Most databases support regex-based filtering and extraction, though the syntax differs.
-- Postgres: ~ (match), !~ (no match), ~* (case-insensitive)
SELECT * FROM users WHERE email ~ '^[a-zA-Z0-9._%+-]+@[a-zA-Z0-9.-]+\.[a-zA-Z]{2,}$';
-- Extract a substring matching a pattern
SELECT REGEXP_MATCH(description, '\d+') AS first_number FROM products;
-- Replace with regex
SELECT REGEXP_REPLACE(phone, '[^0-9]', '', 'g') AS digits_only FROM users;
-- MySQL: REGEXP / RLIKE (filter), REGEXP_REPLACE, REGEXP_SUBSTR (8.0+)
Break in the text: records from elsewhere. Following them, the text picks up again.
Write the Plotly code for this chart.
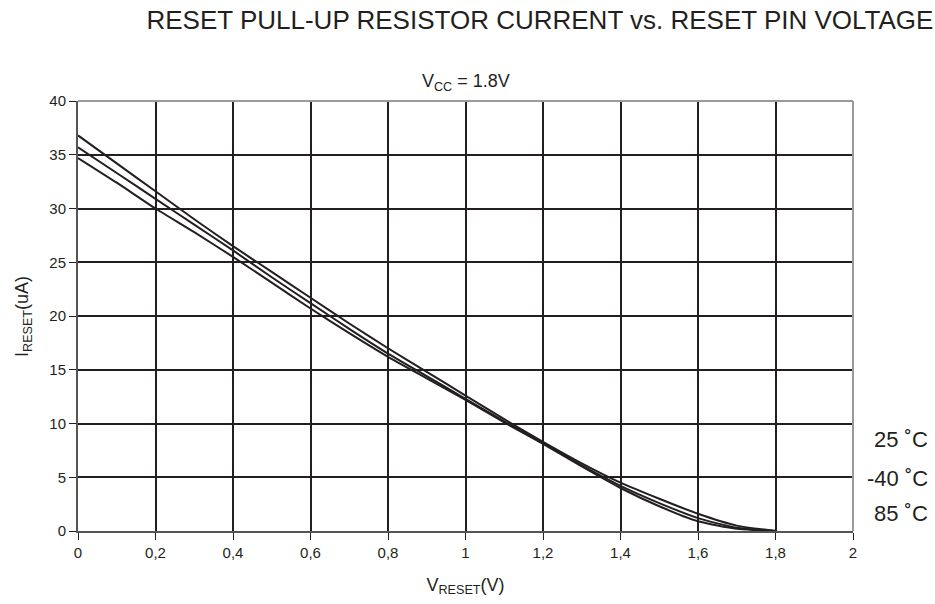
import plotly.graph_objects as go

v_reset = [0, 0.1, 0.2, 0.3, 0.4, 0.5, 0.6, 0.7, 0.8, 0.9, 1.0, 1.1, 1.2, 1.3, 1.4, 1.5, 1.6, 1.7, 1.8]
i_25 = [36.8, 34.2, 31.6, 29.0, 26.5, 24.1, 21.7, 19.3, 17.0, 14.8, 12.6, 10.4, 8.3, 6.3, 4.5, 3.0, 1.6, 0.5, 0.0]
i_m40 = [35.7, 33.3, 30.9, 28.5, 26.1, 23.6, 21.2, 18.8, 16.5, 14.4, 12.3, 10.2, 8.2, 6.1, 4.2, 2.6, 1.2, 0.3, 0.0]
i_85 = [34.7, 32.4, 30.0, 27.8, 25.5, 23.1, 20.7, 18.4, 16.2, 14.2, 12.2, 10.1, 8.1, 6.0, 4.0, 2.3, 0.9, 0.2, 0.0]

series = [("25 ˚C", i_25, 8.5), ("-40 ˚C", i_m40, 4.9), ("85 ˚C", i_85, 1.65)]

x_ticks = [0, 0.2, 0.4, 0.6, 0.8, 1.0, 1.2, 1.4, 1.6, 1.8, 2.0]
x_tick_labels = ["0", "0,2", "0,4", "0,6", "0,8", "1", "1,2", "1,4", "1,6", "1,8", "2"]
y_ticks = [0, 5, 10, 15, 20, 25, 30, 35, 40]

ink = "#231f20"
fig = go.Figure()
for name, vals, _ in series:
    fig.add_trace(go.Scatter(x=v_reset, y=vals, mode="lines", name=name,
                             line=dict(color=ink, width=2, shape="spline", smoothing=0.6),
                             showlegend=False))

for name, _, ypos in series:
    fig.add_annotation(text=name, x=1.099, xref="paper", y=ypos, yref="y",
                       xanchor="right", yanchor="middle", showarrow=False,
                       font=dict(size=22, color=ink))

fig.add_annotation(text="V<sub>CC</sub> = 1.8V", x=0.5, xref="paper", y=1.0, yref="paper",
                   yanchor="bottom", yshift=5, showarrow=False, font=dict(size=18, color=ink))

# y-axis title placed as rotated annotation
fig.add_annotation(text="I<sub>RESET</sub>(uA)", x=-0.071, xref="paper", y=0.5, yref="paper",
                   xanchor="center", yanchor="middle", textangle=-90, showarrow=False,
                   font=dict(size=18, color=ink))

# top/right frame in gray
fig.add_shape(type="line", xref="paper", yref="paper", x0=0, x1=1, y0=1, y1=1,
              line=dict(color="#9a9a9a", width=2))
fig.add_shape(type="line", xref="paper", yref="paper", x0=1, x1=1, y0=0, y1=1,
              line=dict(color="#9a9a9a", width=2))

fig.update_layout(
    width=935, height=604,
    margin=dict(l=78, r=82, t=101, b=73),
    paper_bgcolor="white", plot_bgcolor="white",
    font=dict(family="Liberation Sans, Arial, sans-serif", color=ink, size=15),
    title=dict(text="RESET PULL-UP RESISTOR CURRENT vs. RESET PIN VOLTAGE",
               x=0.5775, xanchor="center", y=0.967, yanchor="middle",
               font=dict(size=26, color=ink)),
    xaxis=dict(range=[0, 2], tickvals=x_ticks, ticktext=x_tick_labels,
               showgrid=True, gridcolor=ink, gridwidth=2, zeroline=False,
               showline=True, linecolor="#555555", linewidth=2,
               ticks="outside", ticklen=7, tickcolor=ink, tickwidth=1,
               title=dict(text="V<sub>RESET</sub>(V)", font=dict(size=18), standoff=18)),
    yaxis=dict(range=[0, 40], tickvals=y_ticks,
               showgrid=True, gridcolor=ink, gridwidth=2, zeroline=False,
               showline=True, linecolor="#555555", linewidth=2,
               ticks="outside", ticklen=7, tickcolor=ink, tickwidth=1),
)

fig.write_html("out.html", config={"displayModeBar": False},
               post_script="document.body.style.margin='0';document.body.style.overflow='hidden';")
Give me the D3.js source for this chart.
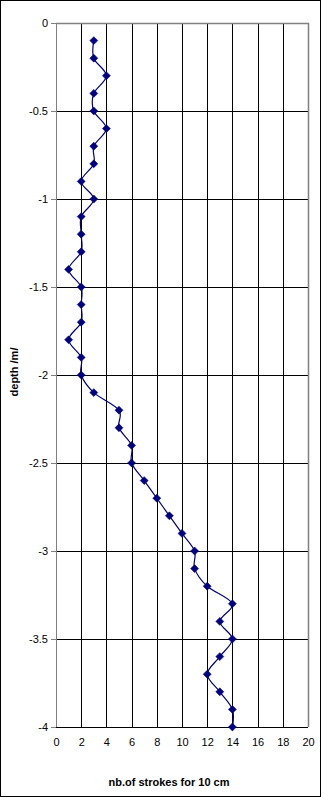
<!DOCTYPE html>
<html>
<head>
<meta charset="utf-8">
<script src="https://cdn.jsdelivr.net/npm/d3@7"></script>
<style>
  body { margin: 0; background: #fff; }
  svg { display: block; font-family: Arial, "Liberation Sans", sans-serif; }
</style>
</head>
<body>
<div id="chart"></div>
<script>
// depth (m) and number of strokes per 10 cm
var depths = [-0.1, -0.2, -0.3, -0.4, -0.5, -0.6, -0.7, -0.8, -0.9, -1.0,
  -1.1, -1.2, -1.3, -1.4, -1.5, -1.6, -1.7, -1.8, -1.9, -2.0,
  -2.1, -2.2, -2.3, -2.4, -2.5, -2.6, -2.7, -2.8, -2.9, -3.0,
  -3.1, -3.2, -3.3, -3.4, -3.5, -3.6, -3.7, -3.8, -3.9, -4.0];
var strokes = [3, 3, 4, 3, 3, 4, 3, 3, 2, 3,
  2, 2, 2, 1, 2, 2, 2, 1, 2, 2,
  3, 5, 5, 6, 6, 7, 8, 9, 10, 11,
  11, 12, 14, 13, 14, 13, 12, 13, 14, 14];
var xTicks = [0, 2, 4, 6, 8, 10, 12, 14, 16, 18, 20];
var yTicks = [0, -0.5, -1, -1.5, -2, -2.5, -3, -3.5, -4];

var svgWidth = 321;
var svgHeight = 797;
var margin = { top: 23, right: 13, bottom: 70, left: 56 };
var width = svgWidth - margin.left - margin.right;
var height = svgHeight - margin.top - margin.bottom;

var svg = d3.select("#chart")
  .append("svg")
  .attr("width", svgWidth)
  .attr("height", svgHeight);

// outer frame
svg.append("rect")
  .attr("x", 0.5).attr("y", 0.5)
  .attr("width", svgWidth - 1).attr("height", svgHeight - 1)
  .attr("fill", "#fff")
  .attr("stroke", "#000");

var chartGroup = svg.append("g")
  .attr("transform", `translate(${margin.left}, ${margin.top})`);

var x = d3.scaleLinear().domain([0, 20]).range([0, width]);
var y = d3.scaleLinear().domain([-4, 0]).range([height, 0]);

// gridlines
chartGroup.append("g").selectAll("line")
  .data(xTicks.filter(d => d > 0 && d < 20))
  .enter().append("line")
  .attr("x1", d => Math.round(x(d)) + 0.5).attr("x2", d => Math.round(x(d)) + 0.5)
  .attr("y1", 0).attr("y2", height)
  .attr("stroke", "#000");

chartGroup.append("g").selectAll("line")
  .data(yTicks.filter(d => d < 0))
  .enter().append("line")
  .attr("x1", 0).attr("x2", width)
  .attr("y1", d => Math.round(y(d)) + 0.5).attr("y2", d => Math.round(y(d)) + 0.5)
  .attr("stroke", "#000");

// plot area border (top and right)
chartGroup.append("path")
  .attr("d", `M0,0.5H${width + 0.5}V${height}`)
  .attr("fill", "none")
  .attr("stroke", "#808080")
  .attr("stroke-width", 1.5);

// left axis
var leftAxis = d3.axisLeft(y).tickValues(yTicks).tickSize(5).tickFormat(d3.format("~g"));
var gy = chartGroup.append("g").call(leftAxis);
gy.select(".domain").attr("stroke", "#808080").attr("d", `M0.5,0V${height}`);
gy.selectAll(".tick line").attr("stroke", "#808080");
gy.selectAll(".tick text")
  .attr("font-size", "11px")
  .attr("font-family", "Arial, 'Liberation Sans', sans-serif")
  .attr("fill", "#000")
  .attr("x", -8)
  .text(d => d === 0 ? "0" : d3.format("~g")(d).replace("−", "-"));

// bottom labels
var bottomAxis = d3.axisBottom(x).tickValues(xTicks).tickSize(0).tickPadding(11);
var gx = chartGroup.append("g")
  .attr("transform", `translate(0, ${height})`)
  .call(bottomAxis);
gx.select(".domain").remove();
gx.selectAll(".tick text")
  .attr("font-size", "11px")
  .attr("font-family", "Arial, 'Liberation Sans', sans-serif")
  .attr("fill", "#000");

// the series
var points = depths.map((d, i) => ({ depth: d, n: strokes[i] }));

var line = d3.line()
  .x(d => x(d.n))
  .y(d => y(d.depth))
  .curve(d3.curveCardinal.tension(0));

chartGroup.append("path")
  .datum(points)
  .attr("d", line)
  .attr("fill", "none")
  .attr("stroke", "#000080")
  .attr("stroke-width", 1.2);

chartGroup.append("g").selectAll("path")
  .data(points)
  .enter().append("path")
  .attr("d", d3.symbol().type(d3.symbolDiamond2).size(40))
  .attr("transform", d => `translate(${x(d.n)}, ${y(d.depth)})`)
  .attr("fill", "#000080")
  .attr("stroke", "#000080")
  .attr("stroke-width", 0.6);

// axis titles
svg.append("text")
  .attr("x", 169)
  .attr("y", 786)
  .attr("text-anchor", "middle")
  .attr("font-size", "11px")
  .attr("font-weight", "bold")
  .text("nb.of strokes for 10 cm");

svg.append("text")
  .attr("transform", "translate(18, 372) rotate(-90)")
  .attr("text-anchor", "middle")
  .attr("font-size", "11px")
  .attr("font-weight", "bold")
  .text("depth /m/");
</script>
</body>
</html>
SELECT * FROM users WHERE email REGEXP '^[a-z0-9._%+-]+@';
SELECT REGEXP_REPLACE(phone, '[^0-9]', '') FROM users;
-- SQL Server: no built-in regex; use LIKE for simple patterns
-- or CLR functions / JSON PATH for complex cases
SELECT * FROM users WHERE email LIKE '%@%.%';
Rule of thumb: use LIKE for simple prefix/suffix/contains patterns —
it is portable and index-friendly (leading wildcards aside). Use regex
functions only when the pattern is too complex for LIKE, and only in
Postgres or MySQL where support is solid.